** START **

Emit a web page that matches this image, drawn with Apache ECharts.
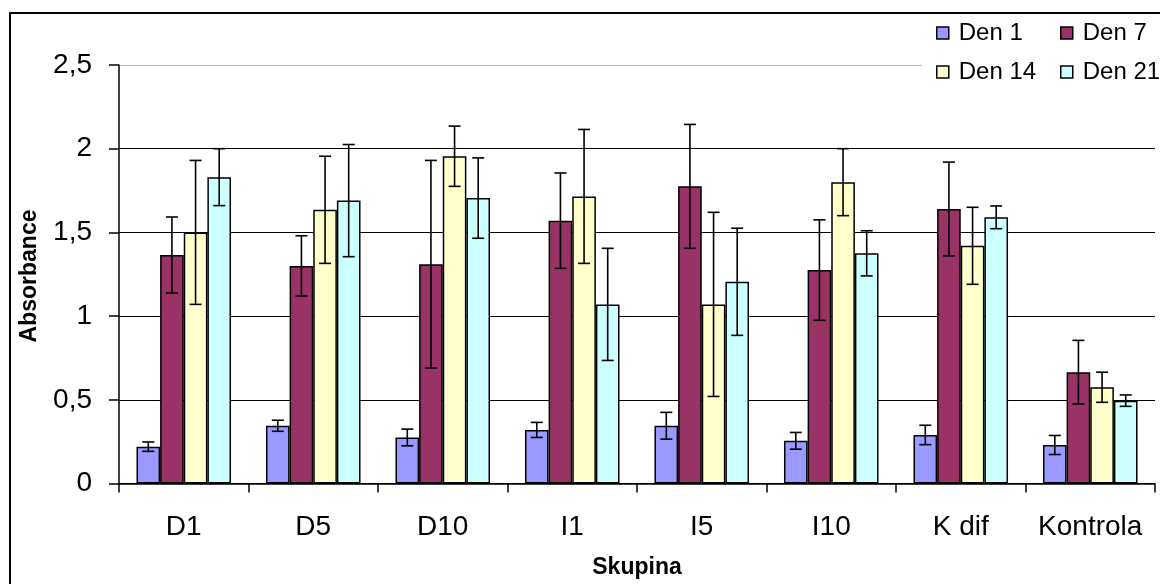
<!DOCTYPE html>
<html>
<head>
<meta charset="utf-8">
<script src="https://cdn.jsdelivr.net/npm/echarts@6/dist/echarts.min.js"></script>
<style>
html,body{margin:0;padding:0;background:#fff;}
#chart{width:1160px;height:584px;}
</style>
</head>
<body>
<div id="chart"></div>
<script>
const categories = ['D1', 'D5', 'D10', 'I1', 'I5', 'I10', 'K dif', 'Kontrola'];
const seriesNames = ['Den 1', 'Den 7', 'Den 14', 'Den 21'];
const den1 = [0.22, 0.345, 0.275, 0.32, 0.345, 0.255, 0.29, 0.23];
const den7 = [1.365, 1.30, 1.31, 1.57, 1.775, 1.275, 1.64, 0.665];
const den14 = [1.50, 1.635, 1.955, 1.715, 1.07, 1.80, 1.42, 0.575];
const den21 = [1.83, 1.69, 1.705, 1.07, 1.205, 1.375, 1.59, 0.495];
const err1 = [0.028, 0.033, 0.05, 0.045, 0.08, 0.05, 0.058, 0.057];
const err7 = [0.227, 0.18, 0.62, 0.285, 0.37, 0.30, 0.28, 0.19];
const err14 = [0.43, 0.32, 0.18, 0.40, 0.55, 0.20, 0.23, 0.09];
const err21 = [0.17, 0.335, 0.24, 0.335, 0.32, 0.135, 0.068, 0.034];
const yTicks = [0, 0.5, 1, 1.5, 2, 2.5];
const colors = ['#9999FF', '#993366', '#FFFFCC', '#CCFFFF'];

const values = [den1, den7, den14, den21];
const errors = [err1, err7, err14, err21];
const CAT_GAP = 0.27;

const barSeries = seriesNames.map((name, k) => ({
  name: name,
  type: 'bar',
  data: values[k],
  barGap: 0,
  barCategoryGap: (CAT_GAP * 100) + '%',
  itemStyle: { color: colors[k], borderColor: '#000', borderWidth: 1.5 },
  emphasis: { disabled: true },
  z: 2
}));

function makeErr(k) {
  return {
    type: 'custom',
    name: 'err' + k,
    data: values[k].map((v, i) => [i, v, errors[k][i]]),
    z: 5,
    silent: true,
    renderItem: function (params, api) {
      const cat = api.value(0), v = api.value(1), e = api.value(2);
      const band = api.size([1, 0])[0];
      const groupW = band * (1 - CAT_GAP);
      const bw = groupW / 4;
      const cx = api.coord([cat, v])[0] - groupW / 2 + (k + 0.5) * bw;
      const yt = api.coord([cat, v + e])[1];
      const yb = api.coord([cat, v - e])[1];
      const h = 6;
      const st = { stroke: '#000', lineWidth: 1.6 };
      return {
        type: 'group',
        children: [
          { type: 'line', shape: { x1: cx, y1: yt, x2: cx, y2: yb }, style: st },
          { type: 'line', shape: { x1: cx - h, y1: yt, x2: cx + h, y2: yt }, style: st },
          { type: 'line', shape: { x1: cx - h, y1: yb, x2: cx + h, y2: yb }, style: st }
        ]
      };
    }
  };
}

const legendPos = [[936, 21], [1060, 21], [936, 60], [1060, 60]];
const legends = seriesNames.map((n, k) => ({
  data: [n],
  left: legendPos[k][0],
  top: legendPos[k][1],
  padding: 0,
  itemWidth: 12,
  itemHeight: 12,
  itemGap: 10,
  icon: 'rect',
  selectedMode: false,
  textStyle: { fontFamily: 'Liberation Sans', fontSize: 24, color: '#000', padding: [0, 0, 0, 5] },
  itemStyle: { borderColor: '#000', borderWidth: 1.5 }
}));

const chart = echarts.init(document.getElementById('chart'), null, { renderer: 'canvas' });
chart.setOption({
  animation: false,
  backgroundColor: '#fff',
  textStyle: { fontFamily: 'Liberation Sans' },
  grid: { left: 119, right: 5, top: 65, bottom: 100, containLabel: false },
  legend: legends,
  graphic: [
    { type: 'rect', z: 3, shape: { x: 922, y: 16, width: 240, height: 74 }, style: { fill: '#fff' } },
    { type: 'rect', z: 10, shape: { x: 10, y: 13, width: 1200, height: 700 }, style: { fill: 'none', stroke: '#000', lineWidth: 2 } },
    { type: 'text', z: 10, x: 30, y: 276, rotation: Math.PI / 2,
      style: { text: 'Absorbance', font: 'bold 23px "Liberation Sans"', fill: '#000', textAlign: 'center', textVerticalAlign: 'middle' } }
  ],
  xAxis: {
    type: 'category',
    data: categories,
    name: 'Skupina',
    nameLocation: 'middle',
    nameGap: 84,
    nameTextStyle: { fontFamily: 'Liberation Sans', fontSize: 23, fontWeight: 'bold', color: '#000', verticalAlign: 'middle' },
    axisLine: { lineStyle: { color: '#000', width: 1.5 } },
    axisTick: { show: true, alignWithLabel: false, length: 9, lineStyle: { color: '#000', width: 1.5 } },
    axisLabel: { fontFamily: 'Liberation Sans', fontSize: 28, color: '#000', margin: 30, interval: 0 },
    splitLine: { show: false }
  },
  yAxis: {
    type: 'value',
    min: 0,
    max: 2.5,
    interval: 0.5,
    axisLine: { show: true, lineStyle: { color: '#000', width: 1.5 } },
    axisTick: { show: true, length: 10, lineStyle: { color: '#000', width: 1.5 } },
    axisLabel: {
      fontFamily: 'Liberation Sans', fontSize: 28, color: '#000', margin: 27,
      formatter: v => String(v).replace('.', ',')
    },
    splitLine: { show: true, lineStyle: { color: ['#000', '#000', '#000', '#000', '#000', '#bbb'], width: 1.2 } }
  },
  series: barSeries.concat([0, 1, 2, 3].map(makeErr))
});
</script>
</body>
</html>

** END **

» What to produce
Write out the listing word for word, omitting the pictures it holds.

» The solution
Emit a web page that matches this image, drawn with Apache ECharts.
<!DOCTYPE html>
<html>
<head>
<meta charset="utf-8">
<script src="https://cdn.jsdelivr.net/npm/echarts@6/dist/echarts.min.js"></script>
<style>
html,body{margin:0;padding:0;background:#fff;}
#chart{width:1160px;height:584px;}
</style>
</head>
<body>
<div id="chart"></div>
<script>
const categories = ['D1', 'D5', 'D10', 'I1', 'I5', 'I10', 'K dif', 'Kontrola'];
const seriesNames = ['Den 1', 'Den 7', 'Den 14', 'Den 21'];
const den1 = [0.22, 0.345, 0.275, 0.32, 0.345, 0.255, 0.29, 0.23];
const den7 = [1.365, 1.30, 1.31, 1.57, 1.775, 1.275, 1.64, 0.665];
const den14 = [1.50, 1.635, 1.955, 1.715, 1.07, 1.80, 1.42, 0.575];
const den21 = [1.83, 1.69, 1.705, 1.07, 1.205, 1.375, 1.59, 0.495];
const err1 = [0.028, 0.033, 0.05, 0.045, 0.08, 0.05, 0.058, 0.057];
const err7 = [0.227, 0.18, 0.62, 0.285, 0.37, 0.30, 0.28, 0.19];
const err14 = [0.43, 0.32, 0.18, 0.40, 0.55, 0.20, 0.23, 0.09];
const err21 = [0.17, 0.335, 0.24, 0.335, 0.32, 0.135, 0.068, 0.034];
const yTicks = [0, 0.5, 1, 1.5, 2, 2.5];
const colors = ['#9999FF', '#993366', '#FFFFCC', '#CCFFFF'];

const values = [den1, den7, den14, den21];
const errors = [err1, err7, err14, err21];
const CAT_GAP = 0.27;

const barSeries = seriesNames.map((name, k) => ({
  name: name,
  type: 'bar',
  data: values[k],
  barGap: 0,
  barCategoryGap: (CAT_GAP * 100) + '%',
  itemStyle: { color: colors[k], borderColor: '#000', borderWidth: 1.5 },
  emphasis: { disabled: true },
  z: 2
}));

function makeErr(k) {
  return {
    type: 'custom',
    name: 'err' + k,
    data: values[k].map((v, i) => [i, v, errors[k][i]]),
    z: 5,
    silent: true,
    renderItem: function (params, api) {
      const cat = api.value(0), v = api.value(1), e = api.value(2);
      const band = api.size([1, 0])[0];
      const groupW = band * (1 - CAT_GAP);
      const bw = groupW / 4;
      const cx = api.coord([cat, v])[0] - groupW / 2 + (k + 0.5) * bw;
      const yt = api.coord([cat, v + e])[1];
      const yb = api.coord([cat, v - e])[1];
      const h = 6;
      const st = { stroke: '#000', lineWidth: 1.6 };
      return {
        type: 'group',
        children: [
          { type: 'line', shape: { x1: cx, y1: yt, x2: cx, y2: yb }, style: st },
          { type: 'line', shape: { x1: cx - h, y1: yt, x2: cx + h, y2: yt }, style: st },
          { type: 'line', shape: { x1: cx - h, y1: yb, x2: cx + h, y2: yb }, style: st }
        ]
      };
    }
  };
}

const legendPos = [[936, 21], [1060, 21], [936, 60], [1060, 60]];
const legends = seriesNames.map((n, k) => ({
  data: [n],
  left: legendPos[k][0],
  top: legendPos[k][1],
  padding: 0,
  itemWidth: 12,
  itemHeight: 12,
  itemGap: 10,
  icon: 'rect',
  selectedMode: false,
  textStyle: { fontFamily: 'Liberation Sans', fontSize: 24, color: '#000', padding: [0, 0, 0, 5] },
  itemStyle: { borderColor: '#000', borderWidth: 1.5 }
}));

const chart = echarts.init(document.getElementById('chart'), null, { renderer: 'canvas' });
chart.setOption({
  animation: false,
  backgroundColor: '#fff',
  textStyle: { fontFamily: 'Liberation Sans' },
  grid: { left: 119, right: 5, top: 65, bottom: 100, containLabel: false },
  legend: legends,
  graphic: [
    { type: 'rect', z: 3, shape: { x: 922, y: 16, width: 240, height: 74 }, style: { fill: '#fff' } },
    { type: 'rect', z: 10, shape: { x: 10, y: 13, width: 1200, height: 700 }, style: { fill: 'none', stroke: '#000', lineWidth: 2 } },
    { type: 'text', z: 10, x: 30, y: 276, rotation: Math.PI / 2,
      style: { text: 'Absorbance', font: 'bold 23px "Liberation Sans"', fill: '#000', textAlign: 'center', textVerticalAlign: 'middle' } }
  ],
  xAxis: {
    type: 'category',
    data: categories,
    name: 'Skupina',
    nameLocation: 'middle',
    nameGap: 84,
    nameTextStyle: { fontFamily: 'Liberation Sans', fontSize: 23, fontWeight: 'bold', color: '#000', verticalAlign: 'middle' },
    axisLine: { lineStyle: { color: '#000', width: 1.5 } },
    axisTick: { show: true, alignWithLabel: false, length: 9, lineStyle: { color: '#000', width: 1.5 } },
    axisLabel: { fontFamily: 'Liberation Sans', fontSize: 28, color: '#000', margin: 30, interval: 0 },
    splitLine: { show: false }
  },
  yAxis: {
    type: 'value',
    min: 0,
    max: 2.5,
    interval: 0.5,
    axisLine: { show: true, lineStyle: { color: '#000', width: 1.5 } },
    axisTick: { show: true, length: 10, lineStyle: { color: '#000', width: 1.5 } },
    axisLabel: {
      fontFamily: 'Liberation Sans', fontSize: 28, color: '#000', margin: 27,
      formatter: v => String(v).replace('.', ',')
    },
    splitLine: { show: true, lineStyle: { color: ['#000', '#000', '#000', '#000', '#000', '#bbb'], width: 1.2 } }
  },
  series: barSeries.concat([0, 1, 2, 3].map(makeErr))
});
</script>
</body>
</html>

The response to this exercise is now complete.